This week in Subtraction, we’re making foosball players on the wood lathe. Supposedly, we’re going to play an actual game with our players, but hopefully I will not play. I’m terrible and don’t particularly like the game– in terms of tabletop fictional sports, I prefer air hockey. (So Canadian of me!)
I’ll be position 12 on these fictional teams. Go fighting Blues!
I saved my firewood from last week to use this week, a decision I was glad for when I saw my classmates scramble to glue plywood together. My firewood is very soft, but it seemed a solid decision when a few of their glued pieces fell apart on the lathe. I also had enough material to spare half of my wood for a jig.
On Saturday, Nate and I worked together to produce this little jig. I took down the wood, but I got distracted and let the scraper go flying when Swapna walked into the shop. She made me take a break and took down more of it– accidentally rounding the part we wanted for the jig. Woops! Thank you, Swapna, though– it was very kind of her to force me off the lathe. I guess I was more shaken than I thought I was.
We learned many things in making the jig, including how to use the 4 jaw chuck and how to get the headstock pinned. There was a lot more mental math than I’d like this week– I think everyone had trouble trying to figure out how to get 90/180 degrees when they’re divided by 5!
Here’s the jig, along with the taken down firewood for my actual piece. Since the jig was narrower than expected, we put the other hole 90 degrees from the one visible here.
Sunday was the day I thought I’d finish off the assignment, but so did everyone else! Since you can’t book timeslots for the lathe, I made a little signup sheet– to the consternation of everyone on the list after #6… Sorry guys.
While I waited for my turn, I came up with ideas of how to make my foosball player unique. Since I didn’t want my team to lose, I stayed away from the ideas that seemed unstable, and settled on the chess piece.

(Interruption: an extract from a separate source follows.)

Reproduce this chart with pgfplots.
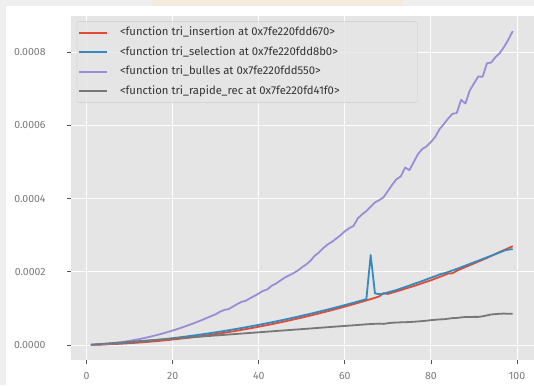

When I actually turned, I thought I might do a knight instead of the Queen that I drew. To make a Queen’s crown seemed like a lot of whittling that I didn’t want to do. Here’s the piece after sanding on the lathe.
Unfortunately, as I added details on the helmet, I kinda got disatisfied and sanded the whole thing down to a flat top. It’s now a castle! I tested the thing out on the actual foosball table (hanging out with the goalie here) and it looks pretty good.
Unfortunately, I discovered that, though the hole goes straight through, it’s slightly misaligned from the other side. Here you can see where the hole should be through my misaligned hole. Fortunately, this gave me a reason to finally use my deburring tool– if I tried to just drill it, the bits slip to where the hole already exists. The deburring tool let me take off just the bottom left corner.
With a little more drilling and deburring, it fits! Now I can let Monday come with no worries– my piece will fit into spot #12.